「#5488. 中英語期の職業名(を表わす姓)の種類は驚くほど細分化されていて多様だった」 ([2024-05-06-1]) および「#5489. 古英語の職業名の種類は中英語と同じくらい多様だったか否か」 ([2024-05-07-1]) を受けての話題.前者の記事で,中英語期には多様だった職業名が,近代英語期にかけて種類を減らしていった事実に触れた.
同様に,職業名を表わす姓 (by-name) も,近代英語期にかけて種類を減らしていったという.これはなぜだろうか.Fransson (32) によれば,"by-name" が世襲の "family name" へ発展していく際に,一般的で短めの職業名が選択されたからではないかという.
As regards surnames of occupation we can notice that they become less specialized towards the end of the period, and if we examine rolls after 1350, we shall be surprised at the rarity of specialized names as compared with the earlier period. The reason for this has nothing to do with what has been said above about trades; it is connected with the heredity of surnames, which now begins to become prevalent. The specialized surname of occupation coincided with the trade of a person and, as a rule, does not seem to have been hereditary, which is probably due to its length and to the fact that it very easily calls to mind the trade itself. The surnames that became hereditary were usually short and denoted common trades, e.g. Smith, Cook, Tailor, Turner, etc.; it is almost exclusively names of this kind that one finds in later rolls. It is true that there are surnames of the specialized type that have survived to modern times, e.g. Arrowsmith, Cheesewright, but they are probably very rare; they owe their existence to the fact that the corresponding trade has died out or that the corresponding substantive has become extinct and its signification been forgotten, e.g.

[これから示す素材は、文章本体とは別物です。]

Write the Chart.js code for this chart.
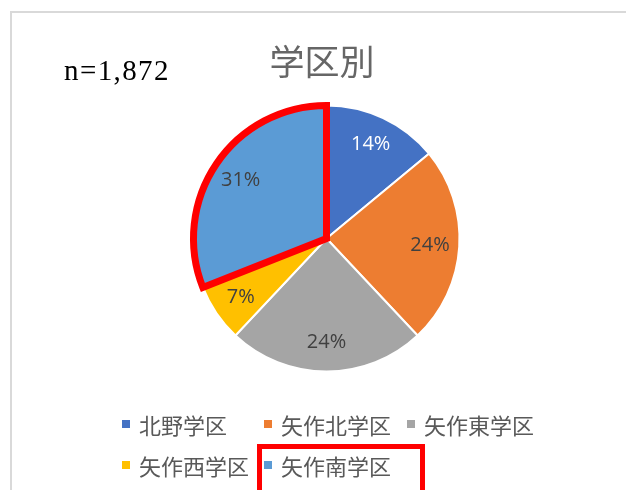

Billiter (= ME Belleyetere), Jenner (= ME Gynour), etc.
本来的には個人に属していた by-name が家に属する family name へ発展していくにつれて,硬直化し多様性が失われたということだろう.時代は多様性の中世から画一性の近代へと変化していった,とも議論できそうだ.
・ Fransson, G. Middle English Surnames of Occupation 1100--1350, with an Excursus on Toponymical Surnames''. Lund Studies in English 3. Lund: Gleerup, 1935.